Speaking on Retail Week’s virtual panel discussion ’Buy Now Pay Later: Dying Trend or Enduring Solution?’, in partnership with Jaywing, Buxton said: “We have seen an increase in demand. We have seen more and more customers valuing the use of services and products like BNPL.

“It’s probably important to note why that is important for the sector we work in; a lot of the products we sell are expensive and a lot of those products are often unplanned purchases. So I think the BNPL product works extremely well for our sector.” 

He added: “It is a growing part of our business.” In two years Currys has doubled the size of its point-of-sale-finance business. “It’s definitely a big, important and growing part of our business.” 

This sentiment was echoed by fellow panellist, Apexx Global’s co-founder and chief strategy officer Rodney Bain: “I think it’s an absolute must-have.” 

He added: “The basket value increase that is seen by the BNPL solutions; the overall share of checkout BNPL solutions are seeing across retail in general and increasingly across other sectors such as healthcare and education; it’s only going in one direction.” 

Adrian Langford, who works with many retailers in his role as director of strategy and planning at integrated marketing agency and risk consultancy Jaywing, said the BNPL market is “booming” and noted examples that illustrate this.

“Klarna is working with 60% more retailers in the UK [this year] – 22,000 of them. The banks are getting on board. Barclays has launched its scheme. Natwest launched in June. Virgin Money’s scheme is imminent. In the States Apple is launching BNPL through Apple Pay, so that will inevitably be coming here.”

He added: “It still has compelling advantages for retailers in terms of reporting, higher acquisition – which is the number one impact they see when they introduce BNPL – and they are not giving away margin. Those greater numbers of new customers are more profitable for them.”

Ben O’Brien, Jaywing’s managing director who is heavily involved in the company’s risk consultancy, commented on the future of the payment solution, stating: “As we get into the cost-of-living crisis, the risks associated with non-payments of these BNPL credit terms will increase. This will impact not only the overall profitability of these deals for BNPL providers but also present potential reputational risks for retailers. This is the nuance we need to better understand.”

Buxton, Langford and Bain were joined by Jaywing managing director Ben O’Brien, and business-to-business print and digital design company Vista director of consumer strategy and insights Simon Braier for the virtual panel discussion, ’Buy Now Pay Later: Dying Trend or Enduring Solution?’, to discuss the topic in detail.

Meet the expert panel

David Buxton, Credit Director, Currys

David heads the consumer finance division of Currys and has successfully grown a number of business lines from project or start-up phase to growth and profitability.

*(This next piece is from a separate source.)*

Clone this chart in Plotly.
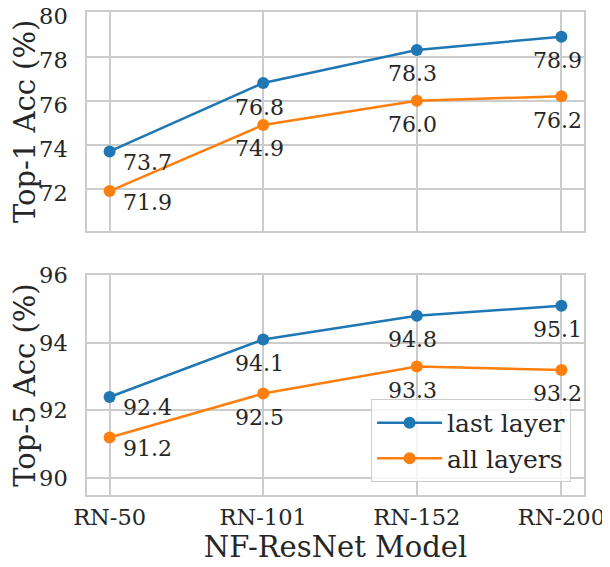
import plotly.graph_objects as go

models = ["RN-50", "RN-101", "RN-152", "RN-200"]
depth = [50, 101, 152, 200]
top1_last = [73.7, 76.8, 78.3, 78.9]
top1_all = [71.9, 74.9, 76.0, 76.2]
top5_last = [92.4, 94.1, 94.8, 95.1]
top5_all = [91.2, 92.5, 93.3, 93.2]

BLUE = "#1f77b4"
ORANGE = "#ff7f0e"
FONT = "DejaVu Serif"
TXT = "#262626"
GRID = "#cccccc"

fig = go.Figure()

def add_series(y, color, name, xa, ya, show):
    fig.add_trace(go.Scatter(
        x=depth, y=y, mode="lines+markers", name=name, legendgroup=name,
        line=dict(color=color, width=2.5),
        marker=dict(color=color, size=12),
        xaxis=xa, yaxis=ya, showlegend=show))

add_series(top1_last, BLUE, "last layer", "x", "y", False)
add_series(top1_all, ORANGE, "all layers", "x", "y", False)
add_series(top5_last, BLUE, "last layer", "x2", "y2", True)
add_series(top5_all, ORANGE, "all layers", "x2", "y2", True)

annotations = []
for xr, yr, series in [("x", "y", top1_last), ("x", "y", top1_all),
                       ("x2", "y2", top5_last), ("x2", "y2", top5_all)]:
    for i, (xv, yv) in enumerate(zip(depth, series)):
        if i == 0:
            dx, dy = 38, -11
        else:
            dx, dy = -4, -24
        annotations.append(dict(
            x=xv, y=yv, xref=xr, yref=yr, text=f"{yv:.1f}",
            showarrow=False, xshift=dx, yshift=dy,
            font=dict(family=FONT, size=22, color=TXT)))

axis_common = dict(
    showgrid=True, gridcolor=GRID, gridwidth=1.5,
    showline=True, linecolor=GRID, linewidth=1.5, mirror=True,
    zeroline=False, ticks="", automargin=False, ticklabeloverflow="allow",
    tickfont=dict(family=FONT, size=22.5, color=TXT),
)

fig.update_layout(
    width=602, height=559,
    margin=dict(l=79, r=26, t=4, b=72),
    plot_bgcolor="white", paper_bgcolor="white",
    font=dict(family=FONT, color=TXT),
    xaxis=dict(domain=[0, 1], range=[42.5, 207.5], tickvals=depth,
               ticktext=models, showticklabels=False, anchor="y",
               matches="x2", **axis_common),
    xaxis2=dict(domain=[0, 1], range=[42.5, 207.5], tickvals=depth,
                ticktext=models, anchor="y2", ticklabelstandoff=1,
                title=dict(text="NF-ResNet Model", standoff=8,
                           font=dict(family=FONT, size=29, color=TXT)),
                **axis_common),
    yaxis=dict(domain=[0.547, 1], range=[70.1, 80.02], tickvals=[72, 74, 76, 78, 80],
               anchor="x", ticklabelstandoff=13, ticklabelshift=4,
               title=dict(text="Top-1 Acc (%)", standoff=14,
                          font=dict(family=FONT, size=29, color=TXT)),
               **axis_common),
    yaxis2=dict(domain=[0, 0.455], range=[89.5, 96.0], tickvals=[90, 92, 94, 96],
                anchor="x2", ticklabelstandoff=13,
                title=dict(text="Top-5 Acc (%)", standoff=14,
                           font=dict(family=FONT, size=29, color=TXT)),
                **axis_common),
    legend=dict(x=0.974, y=0.027, xanchor="right", yanchor="bottom",
                bgcolor="rgba(255,255,255,0.8)", bordercolor=GRID, borderwidth=1,
                font=dict(family=FONT, size=25, color=TXT),
                itemwidth=65, tracegroupgap=0),
    annotations=annotations,
)

fig.write_html("out.html")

He has previously held roles at Sainsbury’s Bank, Virgin Money and Natwest. 

Simon Braier, Director of Consumer Strategy and Insights, Vista

Simon joined VistaPrint in February 2016 and has more than 20 years of experience in marketing strategy and insights, brand strategy and ecommerce. Prior to this, Simon worked for Microsoft and Nokia. 

Rodney Bain, Co-founder and Chief Strategy Officer, Apexx Global

Rodney specialises in complex payment setups and innovation in payment technology. Prior to founding Apexx Global with Peter Keenan and Toreson Lloyd, Rodney worked for brands including Deutsche Bank. 

Ben O’Brien, Managing Director, Jaywing 

Ben provides analytical consultancy to major UK retailers, banks and building societies. He specialises in data science, machine learning, credit risk management, fraud and forecasting.

Adrian Langford, Director of Strategy and Planning, Jaywing 

Adrian has decades of experience in account planning – the art and science of bringing research to bear on advertising strategy. He has held director roles at advertising agencies BMP and JWT, as well as spells at Ogilvy and McCann.